Data section
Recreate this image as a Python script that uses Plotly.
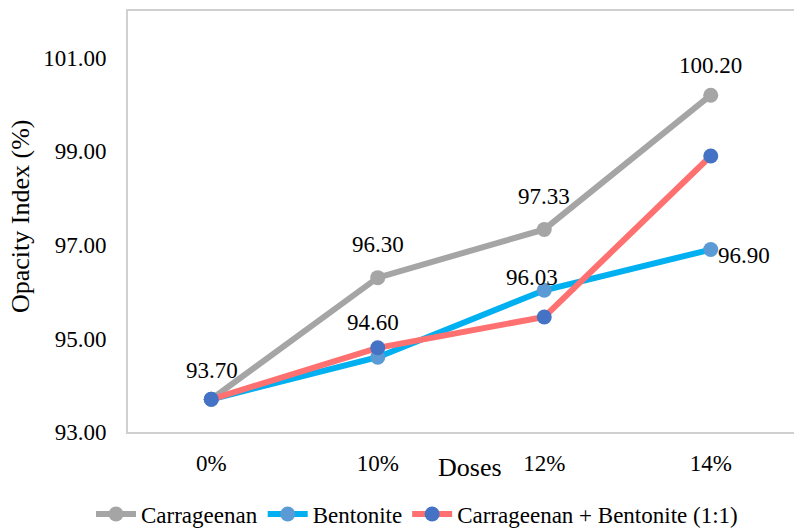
import plotly.graph_objects as go

# Opacity index (%) by dose for three additives
doses = ["0%", "10%", "12%", "14%"]
carrageenan = [93.70, 96.30, 97.33, 100.20]
bentonite = [93.70, 94.60, 96.03, 96.90]
mix = [93.70, 94.80, 95.46, 98.90]

y_ticks = [93, 95, 97, 99, 101]

FONT = "Liberation Serif"

fig = go.Figure()

fig.add_trace(go.Scatter(
    x=doses, y=carrageenan, name="Carrageenan", mode="lines+markers",
    line=dict(color="#A5A5A5", width=6),
    marker=dict(color="#A5A5A5", size=15),
))
fig.add_trace(go.Scatter(
    x=doses, y=bentonite, name="Bentonite", mode="lines+markers",
    line=dict(color="#00B0F0", width=6),
    marker=dict(color="#5B9BD5", size=15),
))
fig.add_trace(go.Scatter(
    x=doses, y=mix, name="Carrageenan + Bentonite (1:1)", mode="lines+markers",
    line=dict(color="#FF7171", width=6),
    marker=dict(color="#4472C4", size=15),
))

# value labels: (series, point index, x shift, y shift)
label_spec = [
    (carrageenan, 0, 1, 29),
    (carrageenan, 1, 0, 33),
    (carrageenan, 2, 0, 33),
    (carrageenan, 3, 0, 30),
    (bentonite, 1, -5, 35),
    (bentonite, 2, -12, 13),
    (bentonite, 3, 33, -6),
]
for series, i, dx, dy in label_spec:
    fig.add_annotation(
        x=doses[i], y=series[i], text=f"{series[i]:.2f}",
        showarrow=False, xshift=dx, yshift=dy,
        xanchor="center", yanchor="middle",
        font=dict(family=FONT, size=23, color="#000000"),
    )

# axis titles
fig.add_annotation(
    xref="paper", yref="paper", x=(470 - 128) / 666, y=-(467 - 432) / 421,
    text="Doses", showarrow=False, xanchor="center", yanchor="middle",
    font=dict(family=FONT, size=26, color="#000000"),
)
fig.add_annotation(
    xref="paper", yref="paper", x=-(128 - 21) / 666, y=(432 - 217) / 421,
    text="Opacity Index (%)", showarrow=False, textangle=-90,
    xanchor="center", yanchor="middle",
    font=dict(family=FONT, size=26, color="#000000"),
)

fig.update_layout(
    width=794, height=528,
    margin=dict(l=128, r=0, t=11, b=96, autoexpand=False),
    paper_bgcolor="white", plot_bgcolor="white",
    font=dict(family=FONT, size=23, color="#000000"),
    showlegend=True,
    legend=dict(
        orientation="h", x=(417 - 128) / 666, xanchor="center",
        y=-(514 - 432) / 421, yanchor="middle",
        font=dict(family=FONT, size=23, color="#000000"),
        itemwidth=40, tracegroupgap=0,
    ),
    xaxis=dict(
        type="category", range=[-0.5, 3.5], showgrid=False, zeroline=False,
        showline=True, linecolor="#D0D0D0", linewidth=2, mirror=True,
        ticks="outside", ticklen=0, ticklabelstandoff=9,
        tickfont=dict(family=FONT, size=23, color="#000000"),
    ),
    yaxis=dict(
        range=[93, 102], tickvals=y_ticks,
        tickformat=".2f", showgrid=False, zeroline=False,
        showline=True, linecolor="#D0D0D0", linewidth=2,
        ticks="outside", ticklen=0, ticklabelstandoff=15,
        tickfont=dict(family=FONT, size=23, color="#000000"),
    ),
)

fig.write_html("out.html")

Problem to work on
Omitting all images, print the listing exactly.

Problem solution
Recreate this image as a Python script that uses Plotly.
import plotly.graph_objects as go

# Opacity index (%) by dose for three additives
doses = ["0%", "10%", "12%", "14%"]
carrageenan = [93.70, 96.30, 97.33, 100.20]
bentonite = [93.70, 94.60, 96.03, 96.90]
mix = [93.70, 94.80, 95.46, 98.90]

y_ticks = [93, 95, 97, 99, 101]

FONT = "Liberation Serif"

fig = go.Figure()

fig.add_trace(go.Scatter(
    x=doses, y=carrageenan, name="Carrageenan", mode="lines+markers",
    line=dict(color="#A5A5A5", width=6),
    marker=dict(color="#A5A5A5", size=15),
))
fig.add_trace(go.Scatter(
    x=doses, y=bentonite, name="Bentonite", mode="lines+markers",
    line=dict(color="#00B0F0", width=6),
    marker=dict(color="#5B9BD5", size=15),
))
fig.add_trace(go.Scatter(
    x=doses, y=mix, name="Carrageenan + Bentonite (1:1)", mode="lines+markers",
    line=dict(color="#FF7171", width=6),
    marker=dict(color="#4472C4", size=15),
))

# value labels: (series, point index, x shift, y shift)
label_spec = [
    (carrageenan, 0, 1, 29),
    (carrageenan, 1, 0, 33),
    (carrageenan, 2, 0, 33),
    (carrageenan, 3, 0, 30),
    (bentonite, 1, -5, 35),
    (bentonite, 2, -12, 13),
    (bentonite, 3, 33, -6),
]
for series, i, dx, dy in label_spec:
    fig.add_annotation(
        x=doses[i], y=series[i], text=f"{series[i]:.2f}",
        showarrow=False, xshift=dx, yshift=dy,
        xanchor="center", yanchor="middle",
        font=dict(family=FONT, size=23, color="#000000"),
    )

# axis titles
fig.add_annotation(
    xref="paper", yref="paper", x=(470 - 128) / 666, y=-(467 - 432) / 421,
    text="Doses", showarrow=False, xanchor="center", yanchor="middle",
    font=dict(family=FONT, size=26, color="#000000"),
)
fig.add_annotation(
    xref="paper", yref="paper", x=-(128 - 21) / 666, y=(432 - 217) / 421,
    text="Opacity Index (%)", showarrow=False, textangle=-90,
    xanchor="center", yanchor="middle",
    font=dict(family=FONT, size=26, color="#000000"),
)

fig.update_layout(
    width=794, height=528,
    margin=dict(l=128, r=0, t=11, b=96, autoexpand=False),
    paper_bgcolor="white", plot_bgcolor="white",
    font=dict(family=FONT, size=23, color="#000000"),
    showlegend=True,
    legend=dict(
        orientation="h", x=(417 - 128) / 666, xanchor="center",
        y=-(514 - 432) / 421, yanchor="middle",
        font=dict(family=FONT, size=23, color="#000000"),
        itemwidth=40, tracegroupgap=0,
    ),
    xaxis=dict(
        type="category", range=[-0.5, 3.5], showgrid=False, zeroline=False,
        showline=True, linecolor="#D0D0D0", linewidth=2, mirror=True,
        ticks="outside", ticklen=0, ticklabelstandoff=9,
        tickfont=dict(family=FONT, size=23, color="#000000"),
    ),
    yaxis=dict(
        range=[93, 102], tickvals=y_ticks,
        tickformat=".2f", showgrid=False, zeroline=False,
        showline=True, linecolor="#D0D0D0", linewidth=2,
        ticks="outside", ticklen=0, ticklabelstandoff=15,
        tickfont=dict(family=FONT, size=23, color="#000000"),
    ),
)

fig.write_html("out.html")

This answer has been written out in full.